Fear of Pain Clear Channel To More Pain
January 7, 2010
In working with my Pain Management therapist in the Grinberg Method, I have come to learn that when my mind feels pain in my body and interprets it as a possible flare-up, my mind and body suddenly become filled with the fear of what that pain means; lack of movement, heat to that joint, pain with any movement, continual pain, feeling of helplessness, fatigue, having to ask for help and the general malaise it will cause. As I now compound the pain with all the layers of fear the pain of a possible flare-up will cause I invest more energy and a clear channel existing pain, thus increasing it.
As long as I can minimize and not make my pain a catastrophe, I have a better opportunity not to have the pain at all. I know it works because I had a flare-up in my right knee and when I stopped favoring that knee and simply accepted the pain, it went away. Part of accepting the pain also meant surviving the pain and the clear understanding that the pain will not kill me.
This encourages me to keep facing my fears in hope of truly living a painfree life.
The next 3 months
January 5, 2010
I believe that my auto-immune system has been in overdrive since 1967 when I was in utero. I believe I can heal my body by releasing all the stimulus it has carried and teach my body a new way of existing which is to simply exists = breath calmly; both a physical and a soul’s journey.
My friends and teachers have encouraged me to write my voice of my journey through my past and of my present. My primary focused today is in healing and ridding my body of Rheumatoid Arthritis. It is an auto-immune disease where my body attacks itself and eats away at all my joints, causing pain, inflammation, stiffness as well as night sweats and fatigue. I was diagnosed in 2006 and have experienced the gamut of highs and lows of this degenerative disease. My treatment has been both high and low weekly doses of Methotrexate (chemo) and every 6th week an infusion treatment called Remicade. Needless to say the weekly chemo makes me ill and fatigued, although I keep up a 40 hour work week. I’ve only missed work a few days when I’ve had bad flare-ups or nights without sleep, but no more than two days in a row.

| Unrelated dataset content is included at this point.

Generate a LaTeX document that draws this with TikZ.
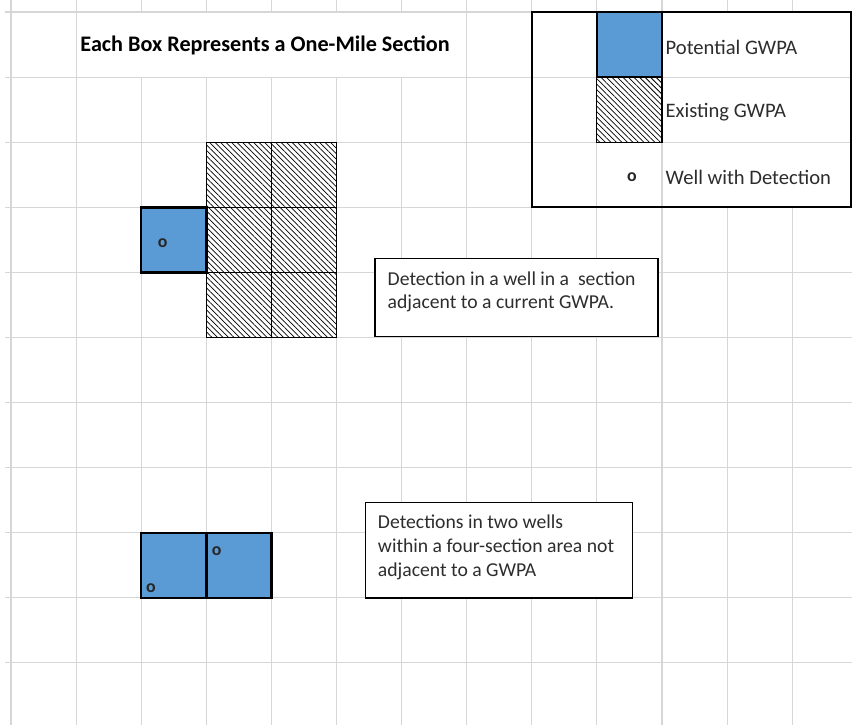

My first emotional stage was fear and yet validation because finally there was something on the “outside” that identified how I felt all the time on the “inside.” Stiff, swollen, lethargic and in pain all the time. Although after I received the diagnosis, initially I vowed to not to let it stop my life and I continued with my set travel plans to ski in Vail two weeks later. I simply focused on trying to not be in pain and lived in the fear of when I would be in pain again.
Other emotional stages during flare-ups where I was unable to move either shoulders, or my hip or my jaw to eat or speak where feelings of wanting to die, depression, as well as feelings of defeat, helplessness and failure.
My current emotional and physical belief stage is that my body will heal itself and I will be done with RA and RA will be done with me. I’ve gained this insight by working with a Reiki master, receiving acupuncture, seeing therapists and for the past few months intensive weekly work with a practioner of the Grinberg Method. I also have a wonderful MD – a Rheumatologist – whom I see every 6 weeks. All of these individuals provide a bit of respite from either my physical dis-ease or my emotional dis-ease; some do both.
Over the years I have worked on removing the internal emotional pain that my external body seems to mirror and thus the effect is RA. I have made a further commitment to invest all my energy and resources to truly healing my body of RA.
For the next 3 months I am going to change my diet some more, write every day, exercise and truly delve into my bodies old pain, memories and fears with the goal of ridding my body of the disease of RA and heal it from the harmful side effects the medications which have served to stop the RA from wrecking my joints.
This will be a moment by moment journey and it will be what it will be. For today I can choose to take another step and look forward to where the road will take me.